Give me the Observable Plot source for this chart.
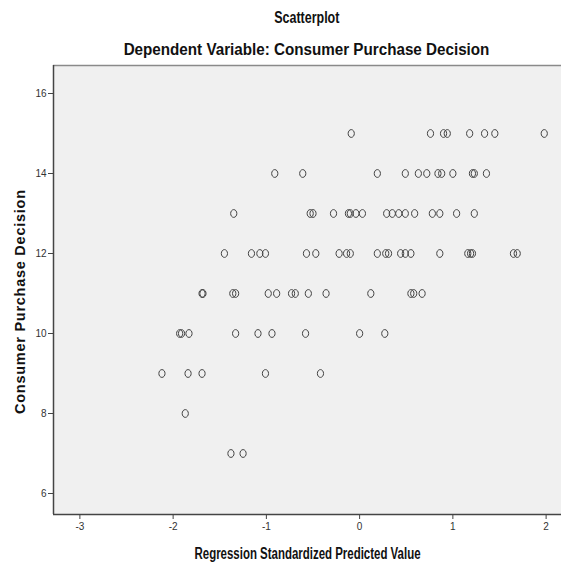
<!DOCTYPE html>
<html>
<head>
<meta charset="utf-8">
<script src="https://cdn.jsdelivr.net/npm/d3@7"></script>
<script src="https://cdn.jsdelivr.net/npm/@observablehq/plot@0.6"></script>
<style>
  body { margin: 0; background: #fff; }
  #wrap { width: 561px; height: 566px; position: relative; font-family: "Liberation Sans", Arial, sans-serif; }
  .t { position: absolute; left: 53px; width: 508px; text-align: center; font-weight: bold; color: #111; font-size: 16px; line-height: 18px; }
  .t span { display: inline-block; }
  #svgbox { position: absolute; left: 0; top: 0; }
</style>
</head>
<body>
<div id="wrap">
  <div id="svgbox"></div>
  <div class="t" style="top:9px"><span style="transform: scaleX(0.78)">Scatterplot</span></div>
  <div class="t" style="top:41px"><span style="transform: scaleX(0.95)">Dependent Variable: Consumer Purchase Decision</span></div>
</div>
<script>
// Reading values off the reference: predicted (x) per outcome level (y)
const row15 = [-0.09, 0.76, 0.90, 0.94, 1.18, 1.34, 1.45, 1.98];
const row14 = [-0.91, -0.61, 0.19, 0.49, 0.63, 0.72, 0.84, 0.88, 1.00, 1.21, 1.23, 1.36];
const row13 = [-1.35, -0.53, -0.50, -0.28, -0.12, -0.10, -0.04, 0.03, 0.29, 0.35, 0.42, 0.49, 0.59, 0.78, 0.86, 1.04, 1.23];
const row12 = [-1.45, -1.16, -1.07, -1.01, -0.57, -0.47, -0.22, -0.14, -0.10, 0.19, 0.28, 0.31, 0.44, 0.49, 0.55, 0.86, 1.16, 1.19, 1.21, 1.65, 1.69];
const row11 = [-1.69, -1.68, -1.36, -1.33, -0.98, -0.89, -0.73, -0.69, -0.55, -0.36, 0.12, 0.55, 0.58, 0.67];
const row10 = [-1.93, -1.91, -1.83, -1.33, -1.09, -0.94, -0.58, 0.00, 0.27];
const row9 = [-2.12, -1.84, -1.69, -1.01, -0.42];
const row8 = [-1.87];
const row7 = [-1.38, -1.25];

const xTicks = [-3, -2, -1, 0, 1, 2];
const yTicks = [6, 8, 10, 12, 14, 16];
const xDomain = [-3.283, 2.165];
const yDomain = [5.475, 16.7];
const xLabel = "Regression Standardized Predicted Value";
const yLabel = "Consumer Purchase Decision";

const rows = [[15, row15], [14, row14], [13, row13], [12, row12], [11, row11], [10, row10], [9, row9], [8, row8], [7, row7]];
const data = rows.flatMap(([yv, xs]) => xs.map(x => ({x, y: yv})));

const ellipse = {
  draw(ctx, size) {
    const rx = 3.1, ry = 3.9, k = 0.5523;
    ctx.moveTo(rx, 0);
    ctx.bezierCurveTo(rx, ry * k, rx * k, ry, 0, ry);
    ctx.bezierCurveTo(-rx * k, ry, -rx, ry * k, -rx, 0);
    ctx.bezierCurveTo(-rx, -ry * k, -rx * k, -ry, 0, -ry);
    ctx.bezierCurveTo(rx * k, -ry, rx, -ry * k, rx, 0);
    ctx.closePath();
  }
};

const plot = Plot.plot({
  width: 561,
  height: 566,
  marginTop: 65,
  marginBottom: 52,
  marginLeft: 53,
  marginRight: 0,
  style: { fontFamily: "'Liberation Sans', Arial, sans-serif", fontSize: "10px", color: "#333", background: "transparent" },
  x: { domain: xDomain, ticks: xTicks, tickFormat: d => String(d), label: null },
  y: { domain: yDomain, ticks: yTicks, label: null },
  marks: [
    Plot.frame({ fill: "#f0f0f0", stroke: null }),
    Plot.ruleY([yDomain[1]], { stroke: "#8a8a8a", strokeWidth: 1.5 }),
    Plot.ruleX([xDomain[0]], { stroke: "#444", strokeWidth: 1.5 }),
    Plot.ruleY([yDomain[0]], { stroke: "#444", strokeWidth: 1.5 }),
    Plot.axisX({ ticks: xTicks, tickSize: 5, tickPadding: 3, tickFormat: d => String(d), stroke: "#444", label: null }),
    Plot.axisY({ ticks: yTicks, tickSize: 5, tickPadding: 2, stroke: "#444", label: null }),
    Plot.dot(data, { x: "x", y: "y", symbol: ellipse, r: 3.5, stroke: "#444", strokeWidth: 1, fill: "none" }),
    Plot.text([xLabel], { frameAnchor: "bottom", dy: 44, text: d => d, fontWeight: "bold", fontSize: 16, fill: "#111" }),
    Plot.text([yLabel], { frameAnchor: "left", dx: -33, dy: 12, rotate: -90, textAnchor: "middle", text: d => d, fontWeight: "bold", fontSize: 14.5, fill: "#111" })
  ]
});
d3.select(plot).selectAll("text").each(function() {
  const t = this.textContent;
  if (t === xLabel) { this.setAttribute("textLength", 226); this.setAttribute("lengthAdjust", "spacingAndGlyphs"); }
  if (t === yLabel) { this.setAttribute("textLength", 224); this.setAttribute("lengthAdjust", "spacing"); }
});
document.getElementById("svgbox").appendChild(plot);
</script>
</body>
</html>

> PROBLEM TO WORK ON
In the listing above, how many lines hold the word "this"? Give the number and nothing more.

> EXERCISE ANSWER
4